The Harvest Premium Yield Treasury ETF (HPYT:TSX) is nearing that one-year anniversary. Built from a portfolio of ETFs which hold longer-dated US Treasury bonds that are secured by the full faith and credit of the US government, HPYT employs up to 100% covered call writing to maximize monthly cash flows for higher yields.
Back in September 2023, Harvest ETFs’ investment management believed that the current interest rate tightening cycle was at or near its peak. With that in mind, the timing seemed right for an investment strategy that factored in high interest rates while preparing for the eventual downward move. This thinking spurred the launch of HPYT. It then ballooned its way to the top as the largest covered call bond ETF in Canada. As of August 8, 2024, its AUM was sitting at $435.95 million.

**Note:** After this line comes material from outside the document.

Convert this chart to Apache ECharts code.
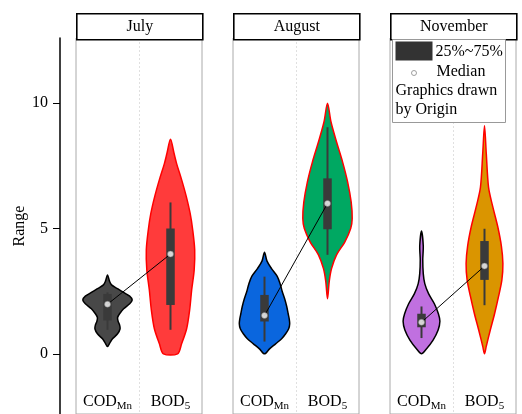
<!DOCTYPE html>
<html>
<head>
<meta charset="utf-8">
<script src="https://cdn.jsdelivr.net/npm/echarts@6/dist/echarts.min.js"></script>
<style>
html,body{margin:0;padding:0;background:#fff;}
#chart{width:522px;height:414px;}
</style>
</head>
<body>
<div id="chart"></div>
<script>
// ---------------- data ----------------
const panels = ['July', 'August', 'November'];
const categories = ['COD_Mn', 'BOD_5'];
const yTicks = [0, 5, 10];

// violin density profiles: [value, relative density (1 = widest)]
const julyCod = [[0.29,0],[0.45,0.1],[0.6,0.2],[0.8,0.4],[1.0,0.5],[1.15,0.48],[1.3,0.42],[1.45,0.4],[1.6,0.48],[1.8,0.64],[2.0,0.88],[2.15,0.98],[2.3,0.88],[2.45,0.64],[2.6,0.4],[2.75,0.16],[2.9,0.08],[3.15,0]];
const julyBod = [[0,0.28],[0.4,0.44],[1.0,0.64],[1.75,0.76],[2.55,0.84],[3.35,0.94],[4.15,0.96],[4.95,0.88],[5.6,0.78],[6.3,0.62],[6.95,0.44],[7.6,0.24],[8.0,0.14],[8.56,0]];
const augCod = [[0,0],[0.2,0.2],[0.4,0.44],[0.6,0.68],[0.8,0.84],[1.0,0.96],[1.2,1.0],[1.4,0.98],[1.6,0.94],[1.9,0.88],[2.2,0.8],[2.5,0.7],[2.8,0.62],[3.1,0.5],[3.4,0.28],[3.7,0.1],[4.05,0]];
const augBod = [[2.2,0],[2.9,0.07],[3.4,0.16],[3.95,0.36],[4.45,0.68],[5.0,0.92],[5.4,0.98],[6.05,0.94],[6.85,0.8],[7.65,0.6],[8.45,0.36],[9.25,0.14],[10.0,0]];
const novCod = [[0,0],[0.15,0.16],[0.55,0.46],[0.95,0.66],[1.3,0.73],[1.6,0.67],[2.0,0.51],[2.4,0.28],[2.8,0.13],[3.2,0.07],[3.75,0.05],[4.3,0.07],[4.9,0]];
const novBod = [[0,0],[0.3,0.07],[0.95,0.23],[1.6,0.4],[2.3,0.56],[2.95,0.69],[3.6,0.73],[4.3,0.67],[5.1,0.52],[5.9,0.32],[6.65,0.16],[8.0,0.07],[9.1,0]];

// box statistics per panel: [COD_Mn, BOD_5]
const boxLow    = [[1.33, 1.95], [1.29, 4.97], [1.06, 2.95]];
const boxHigh   = [[2.39, 5.0],  [2.35, 7.0],  [1.6, 4.5]];
const whiskLow  = [[0.96, 0.96], [0.49, 3.95], [0.63, 1.94]];
const whiskHigh = [[2.45, 6.04], [3.08, 9.04], [1.89, 4.99]];
const medians   = [[1.98, 3.98], [1.53, 6.0],  [1.26, 3.5]];

// ---------------- styles / layout ----------------
const profiles = [[julyCod, julyBod], [augCod, augBod], [novCod, novBod]];
const fills   = [['#484848', '#FF3B3B'], ['#0A66DE', '#00A862'], ['#C070E0', '#DA9500']];
const strokes = [['#000000', '#FF0000'], ['#000000', '#FF0000'], ['#000000', '#FF0000']];
const FONT = '"Liberation Serif", "Times New Roman", serif';
const panelLeft = [76, 233, 390];
const panelWidth = 126;
const gridTop = 38;

function makeRenderer(p) {
  return function (params, api) {
    const c = api.value(0);
    const prof = profiles[p][c];
    const bw = api.size([1, 0])[0];
    const scale = bw * 0.4;
    const left = [], right = [];
    prof.forEach(function (pt) {
      const xy = api.coord([c, pt[0]]);
      left.push([xy[0] - pt[1] * scale, xy[1]]);
      if (pt[1] > 0) right.push([xy[0] + pt[1] * scale, xy[1]]);
    });
    const pts = left.concat(right.reverse());
    const cx = api.coord([c, 0])[0];
    const wl = api.coord([c, whiskLow[p][c]]);
    const wh = api.coord([c, whiskHigh[p][c]]);
    const bl = api.coord([c, boxLow[p][c]]);
    const bh = api.coord([c, boxHigh[p][c]]);
    const boxW = 8.5;
    return {
      type: 'group',
      children: [
        { type: 'polygon', shape: { points: pts, smooth: 0.3 },
          style: { fill: fills[p][c], stroke: strokes[p][c], lineWidth: 1.5 } },
        { type: 'line', shape: { x1: cx, y1: wl[1], x2: cx, y2: wh[1] },
          style: { stroke: '#3a3a3a', lineWidth: 2 } },
        { type: 'rect', shape: { x: cx - boxW / 2, y: bh[1], width: boxW, height: bl[1] - bh[1] },
          style: { fill: '#3a3a3a' } }
      ]
    };
  };
}

const grids = [], xAxes = [], yAxes = [], series = [], graphics = [];
panels.forEach(function (name, p) {
  grids.push({ left: panelLeft[p], width: panelWidth, top: gridTop, bottom: 0,
    show: true, borderColor: '#aaaaaa', borderWidth: 1, backgroundColor: 'transparent' });
  xAxes.push({
    type: 'category', gridIndex: p, data: categories, boundaryGap: true,
    axisLine: { show: false }, axisTick: { show: false },
    splitLine: { show: true, interval: 0, showMinLine: false, showMaxLine: false,
      lineStyle: { color: '#e0e0e0', type: [2, 2], width: 1 } },
    axisLabel: {
      inside: true, margin: 2, color: '#000', interval: 0, hideOverlap: false,
      formatter: function (v) { const s = v.split('_'); return '{b|' + s[0] + '}{s|' + s[1] + '}'; },
      rich: {
        b: { fontFamily: FONT, fontSize: 16, color: '#000', lineHeight: 20 },
        s: { fontFamily: FONT, fontSize: 11, color: '#000', lineHeight: 20, padding: [9, 0, 0, 0] }
      }
    }
  });
  const y = { type: 'value', gridIndex: p, min: -2.4, max: 12.6, splitLine: { show: false } };
  if (p === 0) {
    Object.assign(y, {
      offset: 16,
      axisLine: { show: true, onZero: false, lineStyle: { color: '#000', width: 1.5 } },
      axisTick: { show: true, inside: false, length: 7, customValues: yTicks, lineStyle: { color: '#000', width: 1 } },
      axisLabel: { show: true, customValues: yTicks, margin: 12, color: '#000', fontFamily: FONT, fontSize: 16 },
      name: 'Range', nameLocation: 'middle', nameGap: 32,
      nameTextStyle: { fontFamily: FONT, fontSize: 16, color: '#000' }
    });
  } else {
    Object.assign(y, { show: false });
  }
  yAxes.push(y);

  series.push({
    type: 'custom', xAxisIndex: p, yAxisIndex: p, z: 2,
    renderItem: makeRenderer(p),
    data: [[0, medians[p][0]], [1, medians[p][1]]]
  });
  series.push({
    type: 'line', xAxisIndex: p, yAxisIndex: p, z: 3,
    data: medians[p], symbol: 'none', lineStyle: { color: '#000', width: 1 }
  });
  series.push({
    type: 'scatter', xAxisIndex: p, yAxisIndex: p, z: 4,
    data: medians[p], symbol: 'circle', symbolSize: 6,
    itemStyle: { color: '#ffffff', borderColor: '#777', borderWidth: 0.6 }
  });

  graphics.push({
    type: 'group', left: panelLeft[p], top: 13, z: 100,
    children: [
      { type: 'rect', z: 100, shape: { x: 0, y: 0, width: panelWidth, height: 26 },
        style: { fill: '#fff', stroke: '#000', lineWidth: 1.6 } },
      { type: 'text', z: 101, x: panelWidth / 2, y: 13,
        style: { text: name, fill: '#000', font: '16px ' + FONT, textAlign: 'center', textVerticalAlign: 'middle' } }
    ]
  });
});

// legend box (inside November panel)
const T = '16px ' + FONT;
graphics.push({
  type: 'group', left: 392, top: 39, z: 110,
  children: [
    { type: 'rect', z: 110, shape: { x: 0, y: 0, width: 113, height: 83 },
      style: { fill: '#fff', stroke: '#999', lineWidth: 1 } },
    { type: 'rect', z: 111, shape: { x: 3, y: 2, width: 37, height: 19 }, style: { fill: '#333' } },
    { type: 'text', z: 111, x: 43, y: 12, style: { text: '25%~75%', fill: '#000', font: T, textVerticalAlign: 'middle' } },
    { type: 'circle', z: 111, shape: { cx: 21.5, cy: 33.5, r: 2.5 }, style: { fill: '#fff', stroke: '#888', lineWidth: 0.8 } },
    { type: 'text', z: 111, x: 44, y: 32, style: { text: 'Median', fill: '#000', font: T, textVerticalAlign: 'middle' } },
    { type: 'text', z: 111, x: 3, y: 51, style: { text: 'Graphics drawn', fill: '#000', font: T, textVerticalAlign: 'middle' } },
    { type: 'text', z: 111, x: 3, y: 70, style: { text: 'by Origin', fill: '#000', font: T, textVerticalAlign: 'middle' } }
  ]
});

const chart = echarts.init(document.getElementById('chart'), null, { renderer: 'canvas' });
chart.setOption({
  animation: false,
  backgroundColor: '#fff',
  grid: grids, xAxis: xAxes, yAxis: yAxes, series: series, graphic: graphics
});
</script>
</body>
</html>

The period of high interest rates has lasted longer than many prognosticators may have originally predicted. Recent reports have suggested that the United States Federal Reserve is expected to pursue its first interest rate cut in September 2024. Should that materialized then such downward move would be an appropriate one-year anniversary for HPYT and its unitholders.
Why consider exposure to US Treasuries?
The Canadian consumers may not have celebrated the rise of interest rates. On contrary, many Canadian savers saw higher rates as good news. Yields on traditional fixed income products that were in the dumps during the 2010s and historically low interest rates, rebounded nicely in the 2020s.
US Treasuries still represent an attractive option for investors who want to take advantage of high yields. US Treasuries are among most secure fixed income investments available to prospective buyers. Carrying the full faith of the US government, makes them secure and highly dependable.
The bottom line is that treasury yields are still high, and the security and safety of US Treasury bonds make exposure to them attractive.
Why lower yields may benefit HPYT
On Thursday, August 1, 2024, the benchmark 10-Year Treasury yield traded at 3.983%. That represented the lowest level since February 2, 2024. Meanwhile, the 2-year Treasury yield slipped to 4.18%.
As we have previously detailed, bond yields and prices move in opposite directions. This is an environment where HPYT has the potential to shine. HYPT employs an active covered call writing strategy on long-term bond ETFs, which means that its monthly cash distribution is designed to continue to pay high income, every month. Moreover, a lowering of bond yields in the market could vault bond ETF prices upward going forward, giving HPYT a boost in capital appreciation.
Since its inception, HPYT has paid out a monthly cash distribution of $0.1500 per Unit since. HPYT’s NAV per unit has dropped 7.76% year-over-year as of close on August 1, 2024. It closed at $11.12 per unit compared to its debut NAV of $12.00. Designed predominantly as an income product with the potential for capital appreciation, HPYT has delivered very high monthly income over that same stretch. Taking the monthly distributions into consideration, an investment in HPYT since inception has so far delivered on its objective.
For investors who are seeking high monthly income but less volatility on the maturity spectrum, there is the Harvest Premium Yield 7-10 Year Treasury ETF (HPYM:TSX). HPYM writes covered calls on a portfolio of US Treasury ETFs that primarily hold mid-duration U.S. bonds with average maturities of 7-10 years. As of August 8, 2024, its Aum was sitting at $98.03 million.
This ETF has paid out a monthly cash distribution of $0.0800 since inception. It debuted at a NAV price of $12.00 per unit, and is currently trading at $11.63 per unit as at August 8, 2024. HPYM does not offer the very high monthly distribution that HPYT has delivered since its launch, but it has provided more price stability.